No doubt the passage of time has grafted new and significant elements to this bilateral relationship. And the US has now emerged as the largest supplier of military hardware to India. But broadly speaking, the strategic logic of Indo-Russian ties in 2014 is not very different from what it was one, two, four or even five decades ago.
As Modi noted in his remarks to the media at the end of the summit, India today has wider options in some of those areas, especially defence. But, he said, Russia would continue to remain its most important partner. This is essentially because Moscow gives what others don't. Critical assistance for India's nuclear submarine programme, for example.
The main statement and a parallel document outlining the 'strategic vision' for cooperation in the civil nuclear energy front reiterate earlier plans for a total of 12 Russian reactors to be built at Kudankulam and another (yet to be identified) site in India. What is new, however, is the commitment to "progressively and significantly enhance the scope of orders for materials and equipment from Indian suppliers and establish joint ventures, including by transfer of technology, as mutually agreed. This will include manufacturing of both main equipment and spares, with special priority for spares, for Russian-designed nuclear power units in India."
The document also envisions the export of such components to third countries. The proposed Joint Working Group on the Nuclear Fuel Cycle is likely to pursue cooperation in areas like spent fuel management, reprocessing, etc., areas the US and French are reluctant to venture.
Never before has a meeting between India and Russia generated as much international interest as this week's summit. Relations between the West and Moscow are the lowest they have been for years, thanks to Western sanctions. India, on the other hand, is a country everyone seems anxious to embrace, especially given the excitement Modi has triggered among international investors.
What was left unsaid in the run-up to Thursday's meeting was the Western hope that India would try and put some strategic distance between itself and Russia. The Indian government may have had misgivings over Crimea's secession from Ukraine but has baulked from airing these publicly.
And while Moscow's interference in Ukraine is certainly a cause for concern here, as is the intransigence of hardline elements in Kiev, strategic challenges in South Asia, West Asia, the wider Asia-Pacific region have reinforced the importance of Russia for India.

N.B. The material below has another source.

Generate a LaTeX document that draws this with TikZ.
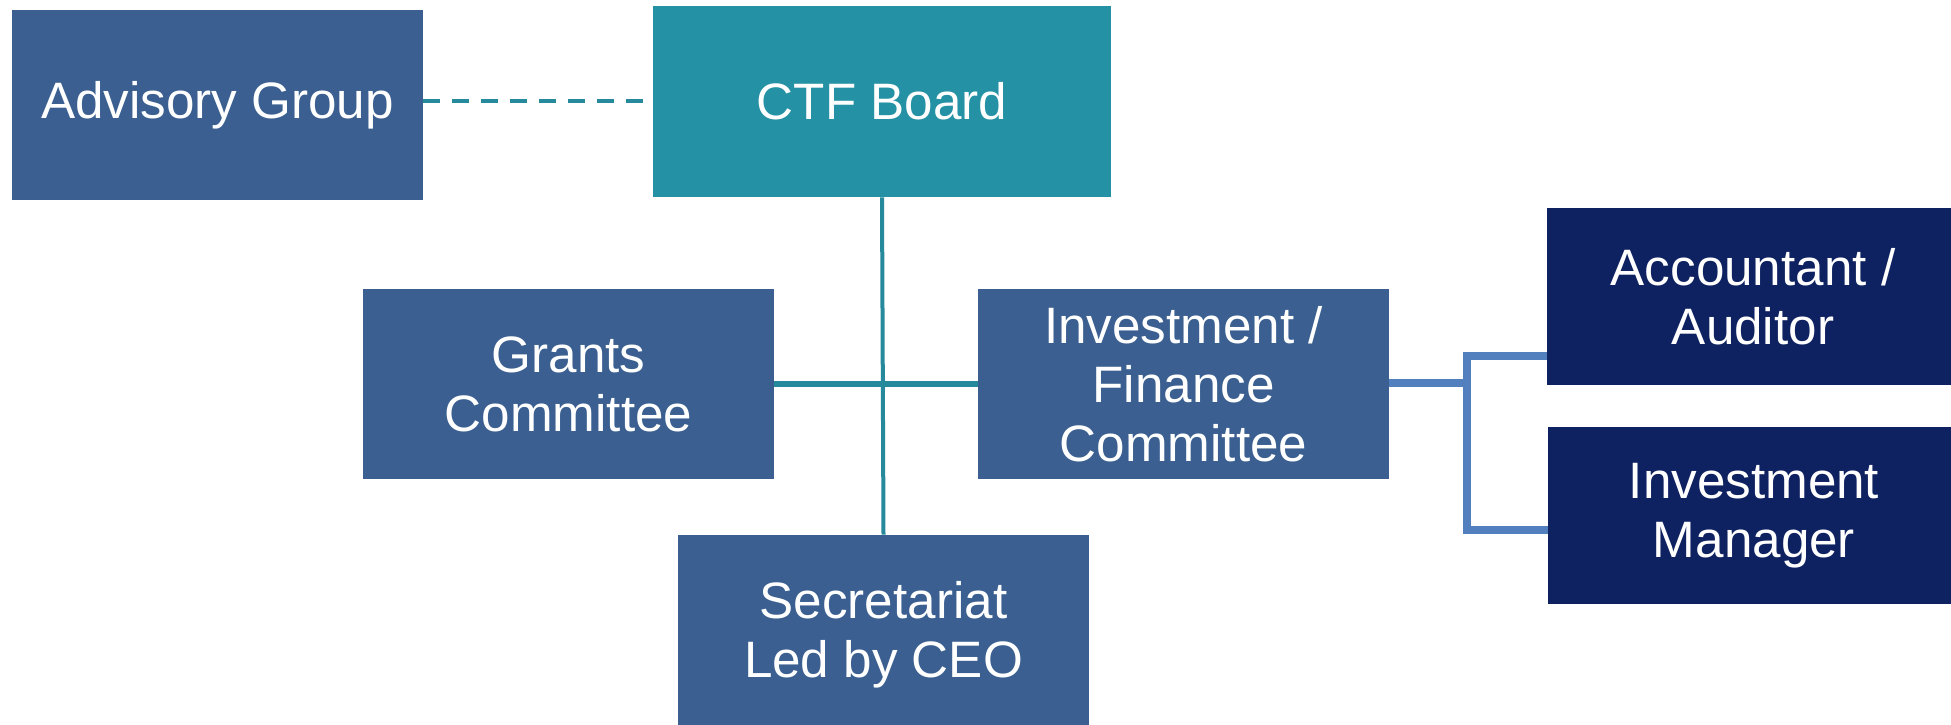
\documentclass[tikz,border=0pt]{standalone}
\usepackage{fontspec}
\setmainfont{Liberation Sans}
\definecolor{steelbox}{RGB}{58,95,144}
\definecolor{tealbox}{RGB}{37,145,164}
\definecolor{navybox}{RGB}{14,33,96}
\definecolor{tealline}{RGB}{38,138,156}
\definecolor{blueline}{RGB}{82,128,190}
\begin{document}
\begin{tikzpicture}[x=0.5pt,y=-0.5pt,
  basebox/.style={rectangle, inner sep=0pt, text=white, align=center,
    font=\fontsize{25.6}{29.5}\selectfont},
  steelnode/.style={basebox, fill=steelbox, minimum width=205.5pt, minimum height=95pt},
  tealnode/.style={basebox, fill=tealbox, minimum width=229pt, minimum height=95.5pt},
  navynode/.style={basebox, fill=navybox, minimum width=206pt, minimum height=88.5pt},
  dashlink/.style={draw=tealline, line width=2pt, dash pattern=on 8.5pt off 6pt},
  thinlink/.style={draw=tealline, line width=2pt},
  thicklink/.style={draw=tealline, line width=3.3pt},
  bracketlink/.style={draw=blueline, line width=3.8pt}]
\useasboundingbox (0,0) rectangle (1951,724);
\fill[white] (0,0) rectangle (1951,724);

\node[steelnode] (adv) at (217.5,105) {Advisory Group};
\node[tealnode] (ctf) at (882,101.5) {CTF Board};
\node[steelnode] (grants) at (568.5,384) {Grants\\Committee};
\node[steelnode] (invest) at (1183.5,384) {Investment /\\Finance\\Committee};
\node[steelnode, minimum height=100pt] (sec) at (883.5,635) {Secretariat\\Led by CEO};
\node[navynode] (acc) at (1753,296.5) {Accountant /\\Auditor};
\node[navynode] (im) at (1754,515.5) {Investment\\Manager};

\coordinate (dashend) at (ctf.west |- 0,101);
\draw[dashlink] (adv.east |- 0,101) -- (dashend);
\draw[thinlink] (ctf.south) -- (sec.north);
\draw[thicklink] (grants.east) -- (invest.west);

\coordinate (fork) at (1467,383);
\coordinate (forktop) at (1467,356);
\coordinate (forkbot) at (1467,530);
\begin{scope}[shift={(2,4)}]
  \draw[gray!30, line width=3.8pt] (invest.east |- fork) -- (fork);
  \draw[gray!30, line width=3.8pt] (acc.west |- forktop) -- (forktop) -- (forkbot) -- (im.west |- forkbot);
\end{scope}
\draw[bracketlink] (invest.east |- fork) -- (fork);
\draw[bracketlink] (acc.west |- forktop) -- (forktop) -- (forkbot) -- (im.west |- forkbot);
\end{tikzpicture}
\end{document}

India and Russia will continue to provide political comfort to one another on major global issues but is there scope for genuine excitement in the economic sphere? Modi and Putin are trying to push cooperation in the field of diamonds and hydrocarbons but Russia is too far for there to be any viable pipeline link. Business-to-business ties are a fragile link in the bilateral relationship, and people-to people relations the weakest.
Unless Moscow and New Delhi are able to find innovative ways of marrying India's human capital endowments with Russia's comparative advantage in the fields of mathematics, science and engineering, the West will remain a more exciting -- if expensive -- source of technology. Defence, nuclear and space cooperation remain, but these will only be relevant so long as Russian technologies in these fields are.